**EXERCISE INSTRUCTIONS:** Copy out the data below as written; omit any images.

**DATASET EXTRACT:**
** Start **
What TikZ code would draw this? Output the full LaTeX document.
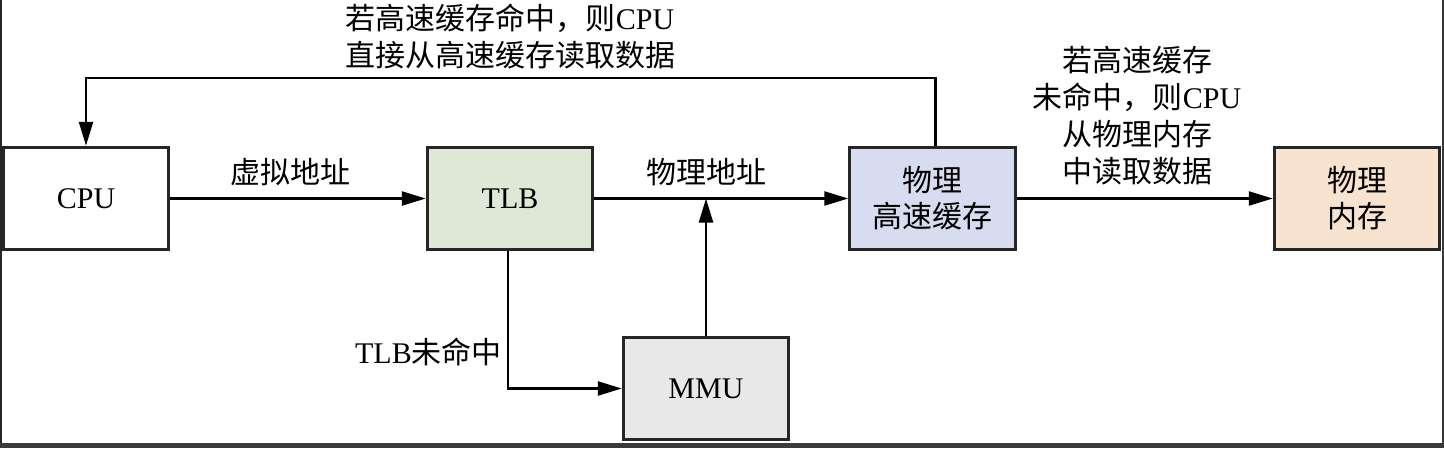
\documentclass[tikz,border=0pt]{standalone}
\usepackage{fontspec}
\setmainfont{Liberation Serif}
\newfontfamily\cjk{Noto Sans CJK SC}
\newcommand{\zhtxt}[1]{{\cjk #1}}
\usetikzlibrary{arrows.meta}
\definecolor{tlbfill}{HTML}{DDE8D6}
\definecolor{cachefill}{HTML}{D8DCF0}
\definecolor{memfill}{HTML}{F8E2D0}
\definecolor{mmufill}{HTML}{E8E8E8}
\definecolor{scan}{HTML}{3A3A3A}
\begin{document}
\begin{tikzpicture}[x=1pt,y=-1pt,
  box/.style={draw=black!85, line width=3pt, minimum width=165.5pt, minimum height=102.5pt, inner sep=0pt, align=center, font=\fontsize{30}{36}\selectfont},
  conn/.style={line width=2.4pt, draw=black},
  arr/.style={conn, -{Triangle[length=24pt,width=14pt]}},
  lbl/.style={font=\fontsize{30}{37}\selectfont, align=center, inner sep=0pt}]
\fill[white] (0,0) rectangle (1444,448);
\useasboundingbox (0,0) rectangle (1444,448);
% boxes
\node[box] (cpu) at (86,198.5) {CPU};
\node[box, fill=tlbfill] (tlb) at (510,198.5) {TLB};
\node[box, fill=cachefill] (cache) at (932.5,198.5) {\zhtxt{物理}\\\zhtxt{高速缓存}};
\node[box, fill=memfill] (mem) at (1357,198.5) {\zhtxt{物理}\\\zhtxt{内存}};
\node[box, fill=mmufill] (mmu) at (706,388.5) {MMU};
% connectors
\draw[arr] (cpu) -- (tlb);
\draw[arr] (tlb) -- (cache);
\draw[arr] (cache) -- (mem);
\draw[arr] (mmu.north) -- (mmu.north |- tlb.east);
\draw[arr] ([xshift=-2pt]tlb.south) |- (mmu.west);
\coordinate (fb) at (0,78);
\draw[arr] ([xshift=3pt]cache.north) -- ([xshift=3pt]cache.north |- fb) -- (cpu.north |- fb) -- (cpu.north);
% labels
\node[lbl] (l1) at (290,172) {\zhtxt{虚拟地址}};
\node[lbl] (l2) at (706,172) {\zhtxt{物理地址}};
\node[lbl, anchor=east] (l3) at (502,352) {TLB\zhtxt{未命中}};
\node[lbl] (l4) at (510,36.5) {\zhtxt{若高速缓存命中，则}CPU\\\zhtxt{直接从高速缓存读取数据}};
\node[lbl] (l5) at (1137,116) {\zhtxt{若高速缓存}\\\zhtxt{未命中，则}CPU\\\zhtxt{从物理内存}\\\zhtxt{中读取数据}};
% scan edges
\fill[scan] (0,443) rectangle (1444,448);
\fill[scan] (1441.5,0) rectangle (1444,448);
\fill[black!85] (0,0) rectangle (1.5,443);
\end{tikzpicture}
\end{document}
** End **
**RESPONSE TO THIS EXERCISE:**
What TikZ code would draw this? Output the full LaTeX document.
\documentclass[tikz,border=0pt]{standalone}
\usepackage{fontspec}
\setmainfont{Liberation Serif}
\newfontfamily\cjk{Noto Sans CJK SC}
\newcommand{\zhtxt}[1]{{\cjk #1}}
\usetikzlibrary{arrows.meta}
\definecolor{tlbfill}{HTML}{DDE8D6}
\definecolor{cachefill}{HTML}{D8DCF0}
\definecolor{memfill}{HTML}{F8E2D0}
\definecolor{mmufill}{HTML}{E8E8E8}
\definecolor{scan}{HTML}{3A3A3A}
\begin{document}
\begin{tikzpicture}[x=1pt,y=-1pt,
  box/.style={draw=black!85, line width=3pt, minimum width=165.5pt, minimum height=102.5pt, inner sep=0pt, align=center, font=\fontsize{30}{36}\selectfont},
  conn/.style={line width=2.4pt, draw=black},
  arr/.style={conn, -{Triangle[length=24pt,width=14pt]}},
  lbl/.style={font=\fontsize{30}{37}\selectfont, align=center, inner sep=0pt}]
\fill[white] (0,0) rectangle (1444,448);
\useasboundingbox (0,0) rectangle (1444,448);
% boxes
\node[box] (cpu) at (86,198.5) {CPU};
\node[box, fill=tlbfill] (tlb) at (510,198.5) {TLB};
\node[box, fill=cachefill] (cache) at (932.5,198.5) {\zhtxt{物理}\\\zhtxt{高速缓存}};
\node[box, fill=memfill] (mem) at (1357,198.5) {\zhtxt{物理}\\\zhtxt{内存}};
\node[box, fill=mmufill] (mmu) at (706,388.5) {MMU};
% connectors
\draw[arr] (cpu) -- (tlb);
\draw[arr] (tlb) -- (cache);
\draw[arr] (cache) -- (mem);
\draw[arr] (mmu.north) -- (mmu.north |- tlb.east);
\draw[arr] ([xshift=-2pt]tlb.south) |- (mmu.west);
\coordinate (fb) at (0,78);
\draw[arr] ([xshift=3pt]cache.north) -- ([xshift=3pt]cache.north |- fb) -- (cpu.north |- fb) -- (cpu.north);
% labels
\node[lbl] (l1) at (290,172) {\zhtxt{虚拟地址}};
\node[lbl] (l2) at (706,172) {\zhtxt{物理地址}};
\node[lbl, anchor=east] (l3) at (502,352) {TLB\zhtxt{未命中}};
\node[lbl] (l4) at (510,36.5) {\zhtxt{若高速缓存命中，则}CPU\\\zhtxt{直接从高速缓存读取数据}};
\node[lbl] (l5) at (1137,116) {\zhtxt{若高速缓存}\\\zhtxt{未命中，则}CPU\\\zhtxt{从物理内存}\\\zhtxt{中读取数据}};
% scan edges
\fill[scan] (0,443) rectangle (1444,448);
\fill[scan] (1441.5,0) rectangle (1444,448);
\fill[black!85] (0,0) rectangle (1.5,443);
\end{tikzpicture}
\end{document}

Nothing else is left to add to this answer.